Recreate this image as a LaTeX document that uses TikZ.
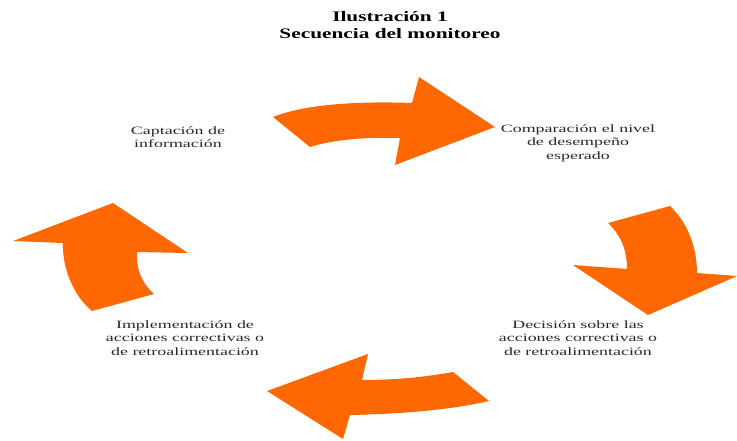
\documentclass[tikz,border=0pt]{standalone}
\usepackage{fontspec}
\setmainfont{Liberation Serif}
\newfontfamily\lblfont[FakeStretch=1.6]{Liberation Serif}
\newfontfamily\ttlfont[FakeStretch=1.47]{Liberation Serif}
\definecolor{cycleorange}{RGB}{255,104,0}
\definecolor{lbltext}{RGB}{40,40,40}
\tikzset{
  cyclearrow/.style={fill=cycleorange, draw=none},
  steplabel/.style={align=center, text=lbltext, inner sep=0pt,
    font=\lblfont\fontsize{11.2}{13.6}\selectfont},
  titlelabel/.style={align=center, text=black, inner sep=0pt,
    font=\ttlfont\bfseries\fontsize{14.5}{17}\selectfont}
}
\begin{document}
\begin{tikzpicture}[x=1pt, y=-1pt]
\useasboundingbox (0,0) rectangle (737,440);

% title
\node[titlelabel] (title) at (390,25) {Ilustración 1\\Secuencia del monitoreo};

% step labels
\node[steplabel] (captacion) at (178,137) {Captación de\\información};
\node[steplabel] (comparacion) at (578,143) {Comparación el nivel\\de desempeño\\esperado};
\node[steplabel] (decision) at (578,338) {Decisión sobre las\\acciones correctivas o\\de retroalimentación};
\node[steplabel] (implementacion) at (185,338) {Implementación de\\acciones correctivas o\\de retroalimentación};

% curved arrows of the cycle
% top: towards the right
\fill[cyclearrow] (273,117) .. controls (305,104) and (360,101) .. (412,103)
  -- (419,77) -- (495,127) -- (395,165) -- (400,138)
  .. controls (370,137) and (335,139) .. (310,147) -- cycle;
% right: downwards
\fill[cyclearrow] (608,223) -- (670,206)
  .. controls (686,221) and (697,245) .. (697,273)
  -- (737,276) -- (648,315) -- (573,265) -- (627,269)
  .. controls (627,252) and (622,236) .. (608,223) -- cycle;
% bottom: towards the left
\fill[cyclearrow] (453,372) .. controls (420,378) and (390,380) .. (362,380)
  -- (368,354) -- (267,391) -- (343,439) -- (350,415)
  .. controls (400,414) and (450,410) .. (489,401) -- cycle;
% left: upwards
\fill[cyclearrow] (92,311) -- (154,294)
  .. controls (141,282) and (136,268) .. (137,252)
  -- (188,253) -- (113,203) -- (13,241) -- (63,243)
  .. controls (62,265) and (72,295) .. (92,311) -- cycle;
\end{tikzpicture}
\end{document}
════════════════════
#### [INSTRUCTION]
Exactly reproduce the run of lines from the start of the listing through the line with "(title) at (390,25)", inclusive; pictures are not copied.

#### [SOLUTION TO THIS EXERCISE]
Recreate this image as a LaTeX document that uses TikZ.
\documentclass[tikz,border=0pt]{standalone}
\usepackage{fontspec}
\setmainfont{Liberation Serif}
\newfontfamily\lblfont[FakeStretch=1.6]{Liberation Serif}
\newfontfamily\ttlfont[FakeStretch=1.47]{Liberation Serif}
\definecolor{cycleorange}{RGB}{255,104,0}
\definecolor{lbltext}{RGB}{40,40,40}
\tikzset{
  cyclearrow/.style={fill=cycleorange, draw=none},
  steplabel/.style={align=center, text=lbltext, inner sep=0pt,
    font=\lblfont\fontsize{11.2}{13.6}\selectfont},
  titlelabel/.style={align=center, text=black, inner sep=0pt,
    font=\ttlfont\bfseries\fontsize{14.5}{17}\selectfont}
}
\begin{document}
\begin{tikzpicture}[x=1pt, y=-1pt]
\useasboundingbox (0,0) rectangle (737,440);

% title
\node[titlelabel] (title) at (390,25) {Ilustración 1\\Secuencia del monitoreo};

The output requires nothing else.